Controlling people use a whole arsenal of tools in order to dominate their partners— whether they or their partners realize what’s happening or not. Sometimes, the emotional manipulation is complex enough that the person who is being controlled actually believes that they themselves are the villain, or that they are extremely lucky that their controlling partner “puts up” with them. Whether controlling behavior leads to more severe emotional or physical abuse or not, it is not a healthy situation. If you notice more than a couple of these signs within your relationship or your partner, take it seriously.
- Protective vs. Possessive
There is a very fine line between having a protective lover and a possessive lover. It’s natural to protect someone you care about, so if he keeps you in close sight and his arm around your shoulders while you two are out at the club, great. If on the other hand, he refuses to let you go anywhere alone or starts fights with men who try to talk to you, he’s possessive and, like a dog uses aggression to defend what’s “his”.
- Respectful vs. Tolerant
A partner who loves you will respect you for your strong opinions, opposed to a man who will not believe that your opinion is as equally valid and important as his but still tells you that you are right.

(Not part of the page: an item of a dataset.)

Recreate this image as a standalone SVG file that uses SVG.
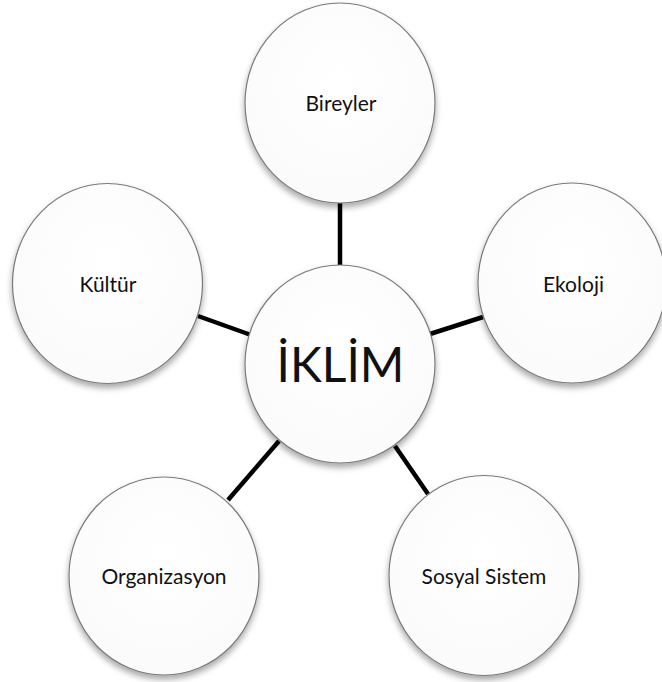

- Encouraging vs. Controlling
A man who loves a woman would encourage her to pursue new opportunities and experiences. He may introduce her to plenty of new things, but he’ll never force her into something she’s uncomfortable with or make her feel bad about herself for not doing something he wanted her to.
- Serious vs. Interested
A man who is interested in you will talk to you when the times are convenient for him. If the relationship is brand new, this is to be expected. But if you two have been official for a while and he still only seems to talk when it’s good for him, then chances are he’s not in love, even if he does use the “L” word. Men who are in love will make serious commitments and efforts. When they say they’ll do something, they follow through.
- Affectionate vs. Clingy
Now we’re moving into a different territory where your man may text, call and want to be with you 24/7. You might think that sounds great, but constantly checking up on you and needing the reassurance of their place in your life is a sign he’s in this more for himself than for you. A man who loves you will certainly let it show both emotionally and physically, but a man who is clingy just has emotional issues and wants to talk to you so he feels validated, not so you feel good.
- Honest vs. Cruel
If you ask him how you look in a pair of jeans and he says you should change, that doesn’t mean he’s evil or thinks you’re gross. Men who love women will tell them what they need to hear. The truth may sting a little in certain situations, but his words never should. A man who tells you to lose weight or insults the things you like, your style or anything else about you, doesn’t do so out of love; he does it because he doesn’t respect you and knows he can get away with treating you that way.